The pandemic took a toll on the mental health of many Americans.
In fact, the Centers for Disease Control and Prevention reported an unprecedented surge in drug overdoses in 2020.
“The disruption to daily life due to the COVID-19 pandemic has hit those with substance use disorder hard,” former CDC Director Robert Redfield, M.D. said in a December 2020 press release. “It’s important to not lose sight of different groups being affected in other ways.
Many people diagnosed with a mental illness start misusing substances to fight symptoms related to their illness or deal with the side effects of medicine used to treat their illness.
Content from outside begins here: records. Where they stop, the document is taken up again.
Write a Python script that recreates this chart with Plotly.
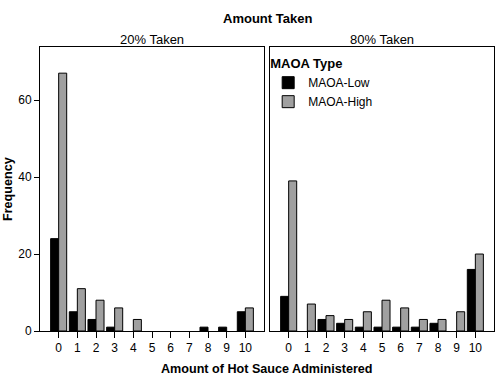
import plotly.graph_objects as go

categories = list(range(11))
tick_labels = [str(c) for c in categories]
low_20 = [24, 5, 3, 1, 0, 0, 0, 0, 1, 1, 5]
high_20 = [67, 11, 8, 6, 3, 0, 0, 0, 0, 0, 6]
low_80 = [9, 0, 3, 2, 1, 1, 1, 1, 2, 0, 16]
high_80 = [39, 7, 4, 3, 5, 8, 6, 3, 3, 5, 20]
panel_titles = ["20% Taken", "80% Taken"]
series_names = ["MAOA-Low", "MAOA-High"]
y_ticks = [0, 20, 40, 60]

FONT = "Liberation Sans, Arial, sans-serif"
BLACK = "#000000"
GREY = "#a0a0a0"


def nz(vals):
    # zero counts draw no bar (no outline at the baseline)
    return [v if v != 0 else None for v in vals]


fig = go.Figure()
fig.add_trace(go.Bar(x=categories, y=nz(low_20), name=series_names[0], marker=dict(color=BLACK, line=dict(color=BLACK, width=1)),
                     xaxis="x", yaxis="y", offsetgroup="a", legendgroup="low", showlegend=True))
fig.add_trace(go.Bar(x=categories, y=nz(high_20), name=series_names[1], marker=dict(color=GREY, line=dict(color=BLACK, width=1)),
                     xaxis="x", yaxis="y", offsetgroup="b", legendgroup="high", showlegend=True))
fig.add_trace(go.Bar(x=categories, y=nz(low_80), name=series_names[0], marker=dict(color=BLACK, line=dict(color=BLACK, width=1)),
                     xaxis="x2", yaxis="y2", offsetgroup="a", legendgroup="low", showlegend=False))
fig.add_trace(go.Bar(x=categories, y=nz(high_80), name=series_names[1], marker=dict(color=GREY, line=dict(color=BLACK, width=1)),
                     xaxis="x2", yaxis="y2", offsetgroup="b", legendgroup="high", showlegend=False))

W, H = 500, 379
ml, mr, mt, mb = 40, 6, 47, 48
pw = W - ml - mr
d1 = (264 - ml) / pw
d2 = (270 - ml) / pw

xcommon = dict(range=[-1, 11], tickvals=categories, ticktext=tick_labels, ticks="outside", ticklen=6,
               tickcolor=BLACK, showline=True, linecolor=BLACK, linewidth=1, mirror=True, showgrid=False,
               zeroline=False, automargin=False, tickfont=dict(size=12, color=BLACK, family=FONT))
ycommon = dict(range=[0, 73.8], showline=True, linecolor=BLACK, linewidth=1, mirror=True, showgrid=False,
               zeroline=False, automargin=False)

fig.update_layout(
    width=W, height=H, margin=dict(l=ml, r=mr, t=mt, b=mb, autoexpand=False),
    paper_bgcolor="white", plot_bgcolor="white",
    font=dict(family=FONT, color=BLACK, size=12),
    barmode="group", bargap=0.14, bargroupgap=0,
    xaxis=dict(domain=[0, d1], anchor="y", **xcommon),
    xaxis2=dict(domain=[d2, 1], anchor="y2", **xcommon),
    yaxis=dict(anchor="x", tickvals=y_ticks, ticks="outside", ticklen=5, tickcolor=BLACK,
               tickfont=dict(size=12, color=BLACK, family=FONT), **ycommon),
    yaxis2=dict(anchor="x2", showticklabels=False, ticks="", **ycommon),
    legend=dict(x=d2 - 0.004, xanchor="left", y=0.985, yanchor="top", bgcolor="rgba(0,0,0,0)",
                title=dict(text="<b>MAOA Type</b>", font=dict(size=13, family=FONT, color=BLACK)),
                font=dict(size=12, family=FONT, color=BLACK), tracegroupgap=0, itemwidth=30),
    annotations=[
        dict(text="<b>Amount Taken</b>", x=0.5, y=1, xref="paper", yref="paper", yshift=29,
             xanchor="center", yanchor="middle", showarrow=False, font=dict(size=13, family=FONT, color=BLACK)),
        dict(text=panel_titles[0], x=d1 / 2, y=1, xref="paper", yref="paper", yshift=8,
             xanchor="center", yanchor="middle", showarrow=False, font=dict(size=13, family=FONT, color=BLACK)),
        dict(text=panel_titles[1], x=(d2 + 1) / 2, y=1, xref="paper", yref="paper", yshift=8,
             xanchor="center", yanchor="middle", showarrow=False, font=dict(size=13, family=FONT, color=BLACK)),
        dict(text="<b>Amount of Hot Sauce Administered</b>", x=0.5, y=0, xref="paper", yref="paper", yshift=-38,
             xanchor="center", yanchor="middle", showarrow=False, font=dict(size=12.6, family=FONT, color=BLACK)),
        dict(text="<b>Frequency</b>", x=0, y=0.5, xref="paper", yref="paper", xshift=-32, textangle=-90,
             xanchor="center", yanchor="middle", showarrow=False, font=dict(size=12.6, family=FONT, color=BLACK)),
    ],
)

fig.write_html("out.html", config={"displayModeBar": False},
               post_script="document.body.style.margin='0';document.body.style.overflow='hidden';")
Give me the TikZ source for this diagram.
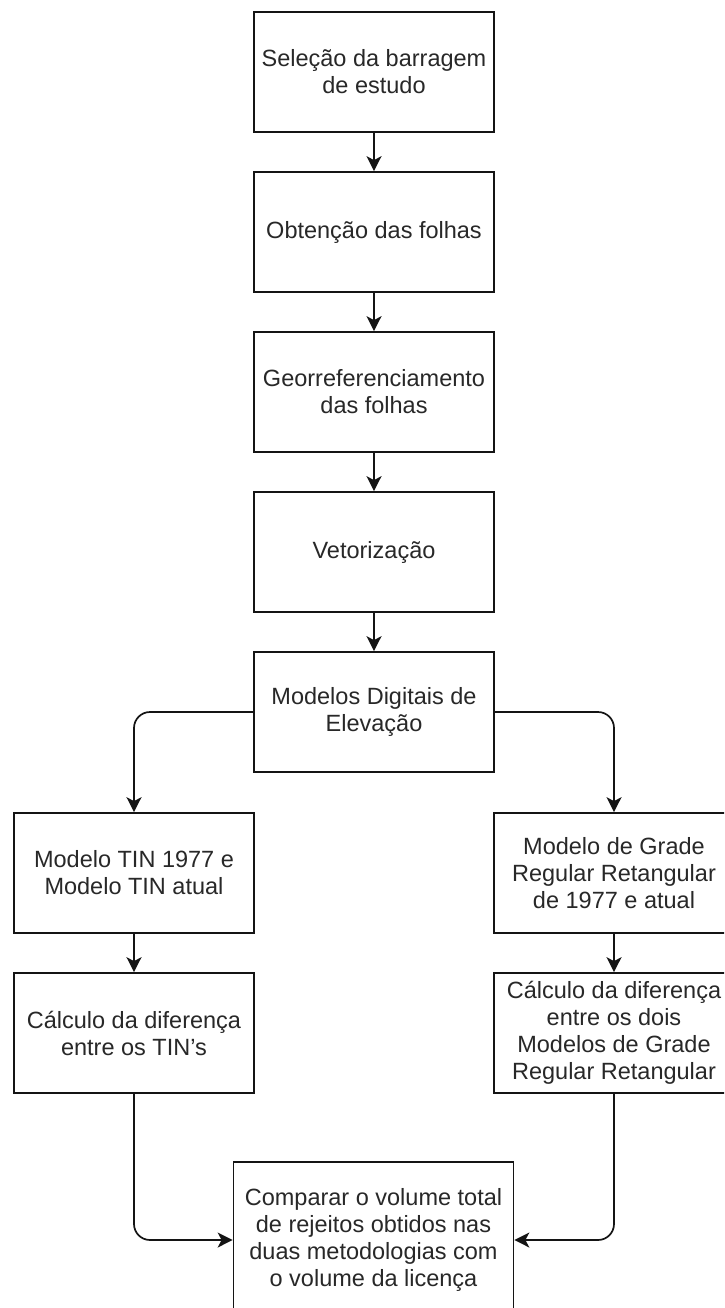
\documentclass[tikz,border=0pt]{standalone}
\usepackage{fontspec}
\setmainfont{Liberation Sans}
\usetikzlibrary{arrows.meta}
\definecolor{txt}{RGB}{40,40,40}
\definecolor{ln}{RGB}{20,20,20}
\tikzset{
  box/.style={draw=ln, line width=1.7pt, rectangle, minimum width=240pt, minimum height=120pt,
    inner sep=0pt, align=center, text=txt, font=\fontsize{23.5pt}{27pt}\selectfont},
  bigbox/.style={box, minimum width=280pt, minimum height=156pt},
  conn/.style={draw=ln, line width=1.7pt, rounded corners=16pt,
    -{Stealth[length=15pt,width=15pt,inset=4pt]}}
}
\begin{document}
\begin{tikzpicture}[x=1pt,y=-1pt]
\useasboundingbox (0,0) rectangle (724,1308);
\clip (0,0) rectangle (724,1308);
\fill[white] (0,0) rectangle (724,1308);
\node[box] (b1) at (374,72) {Seleção da barragem\\de estudo};
\node[box] (b2) at (374,232) {Obtenção das folhas};
\node[box] (b3) at (374,392) {Georreferenciamento\\das folhas};
\node[box] (b4) at (374,552) {Vetorização};
\node[box] (b5) at (374,712) {Modelos Digitais de\\Elevação};
\node[box] (l1) at (134,873) {Modelo TIN 1977 e\\Modelo TIN atual};
\node[box] (l2) at (134,1033) {Cálculo da diferença\\entre os TIN's};
\node[box] (r1) at (614,873) {Modelo de Grade\\Regular Retangular\\de 1977 e atual};
\node[box] (r2) at (614,1033) {Cálculo da diferença\\entre os dois\\Modelos de Grade\\Regular Retangular};
\node[bigbox] (f) at (373.5,1240) {Comparar o volume total\\de rejeitos obtidos nas\\duas metodologias com\\o volume da licença};
\draw[conn] (b1) -- (b2);
\draw[conn] (b2) -- (b3);
\draw[conn] (b3) -- (b4);
\draw[conn] (b4) -- (b5);
\draw[conn] (b5.west) -| (l1.north);
\draw[conn] (b5.east) -| (r1.north);
\draw[conn] (l1) -- (l2);
\draw[conn] (r1) -- (r2);
\draw[conn] (l2.south) |- (f.west);
\draw[conn] (r2.south) |- (f.east);
\end{tikzpicture}
\end{document}
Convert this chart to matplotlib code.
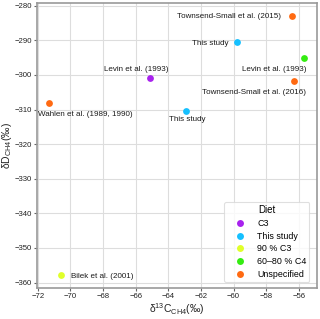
import matplotlib
matplotlib.use("Agg")
import matplotlib.pyplot as plt
from matplotlib.lines import Line2D

plt.rcParams['font.family'] = ['Liberation Sans', 'DejaVu Sans']
plt.rcParams['mathtext.default'] = 'regular'

# data
labels = ["Wahlen et al. (1989, 1990)", "Levin et al. (1993)", "Townsend-Small et al. (2015)",
          "This study", "Levin et al. (1993)", "Townsend-Small et al. (2016)",
          "This study", "Bilek et al. (2001)"]
d13c = [-71.3, -65.1, -56.4, -59.8, -55.7, -56.3, -62.9, -70.6]
dD = [-308.0, -301.0, -283.0, -290.5, -295.0, -301.8, -310.4, -357.9]
diet = ["Unspecified", "C3", "Unspecified", "This study", "60–80 % C4", "Unspecified",
        "This study", "90 % C3"]
diet_order = ["C3", "This study", "90 % C3", "60–80 % C4", "Unspecified"]
diet_colors = {"C3": "#a822ee", "This study": "#15c0ff", "90 % C3": "#e0ff2a",
               "60–80 % C4": "#35ec12", "Unspecified": "#ff6a12"}

# label placement (pixel offsets, alignment)
label_style = [((-11, -12), 'left'), ((18, 9), 'right'), ((-11, 0), 'right'),
               ((-8, -1.5), 'right'), ((3, -12), 'right'), ((12.5, -11), 'right'),
               ((1, -9), 'center'), ((10, -1), 'left')]

fig = plt.figure(figsize=(3.2, 3.19), dpi=100)
ax = fig.add_axes([0.1156, 0.098, 0.874, 0.8926])

for x, y, d in zip(d13c, dD, diet):
    ax.scatter(x, y, s=24, color=diet_colors[d], zorder=3, linewidths=0)

for x, y, lab, (off, ha) in zip(d13c, dD, labels, label_style):
    ax.annotate(lab, xy=(x, y), xytext=off, textcoords='offset pixels',
                ha=ha, va='center', fontsize=5.8, color='#1a1a1a')

ax.set_xlim(-72.05, -54.9)
ax.set_ylim(-361.5, -279.2)
ax.set_xticks(range(-72, -55, 2))
ax.set_yticks(range(-360, -279, 10))
ax.xaxis.set_major_formatter(matplotlib.ticker.FuncFormatter(lambda v, p: f"\u2212{abs(int(v))}"))
ax.yaxis.set_major_formatter(matplotlib.ticker.FuncFormatter(lambda v, p: f"\u2212{abs(int(v))}"))
ax.tick_params(labelsize=5.6, length=2.5, width=0.8, color='#666666', labelcolor='#222222', pad=1)
ax.grid(True, color='#dddddd', linewidth=0.8, zorder=0)
ax.set_axisbelow(True)
for s in ax.spines.values():
    s.set_color('#999999')
    s.set_linewidth(1.2)

ax.set_xlabel("δ$^{13}$C$_{CH4}$(‰)", fontsize=7.5, labelpad=1.5, color='#222222')
ax.set_ylabel("δD$_{CH4}$(‰)", fontsize=7.5, labelpad=0.8, color='#222222')

handles = [Line2D([], [], marker='o', linestyle='', markersize=5, markeredgewidth=0,
                  color=diet_colors[d]) for d in diet_order]
leg = ax.legend(handles, diet_order, title="Diet", loc='lower left', fontsize=6.4,
                title_fontsize=7, frameon=True, labelspacing=0.43, handletextpad=0.45,
                borderpad=0.3, borderaxespad=0, bbox_to_anchor=(0.6686, 0.021),
                handlelength=3.0)
leg.get_frame().set_edgecolor('#d8d8d8')
leg.get_frame().set_linewidth(0.8)

fig.savefig("out.png", dpi=100)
When should you get help? Many times, if you’re experiencing a lot of anxiety, excessive mood swings, or feel disconnected from regular activities, it may be a good idea to seek professional help. Learn about these symptoms and more by reading “Mental health: What's normal, what's not” from the Mayo Clinic.
As the conversation about mental health has gotten louder in recent years, the number of resources online dedicated to awareness and treatment have also increased.
Here are a few below:
Substance Abuse and Mental Health Services (SAMHSA) Helpline
This helpline is a free, confidential treatment referral and information service for people and families facing mental and/or substance use disorders. This service is available 24 hours a day, 365 days a year in English and Spanish. Learn more (https://www.samhsa.gov/find-help/national-helpline)
National Suicide Prevention Lifeline
Individuals may call or text 988 to reach the National Suicide Prevention Lifeline, which also features a Spanish language sub-network.
CDC Treatment Resources List
The CDC has a page on their site that lists a variety of free and confidential resources to help you connect with a professional counselor near you. See it here.
This resource-rich website also features a wealth of information on the basics about mental health, the different disorders, and much more.
Help for Mental Illnesses (National Institute of Mental Health)
This resource page features helplines, information about finding a provider or treatment, info on how to decide if a provider is right for you, and much more.
Classroom Resource: Nurturing My Mental & Emotional Health (National Institute on Drug Abuse)
This activity helps promote mindfulness and teaches teens how to practice health-enhancing behaviors, which can support better management of stress and reduce the chances of exploring substance use as an alternative.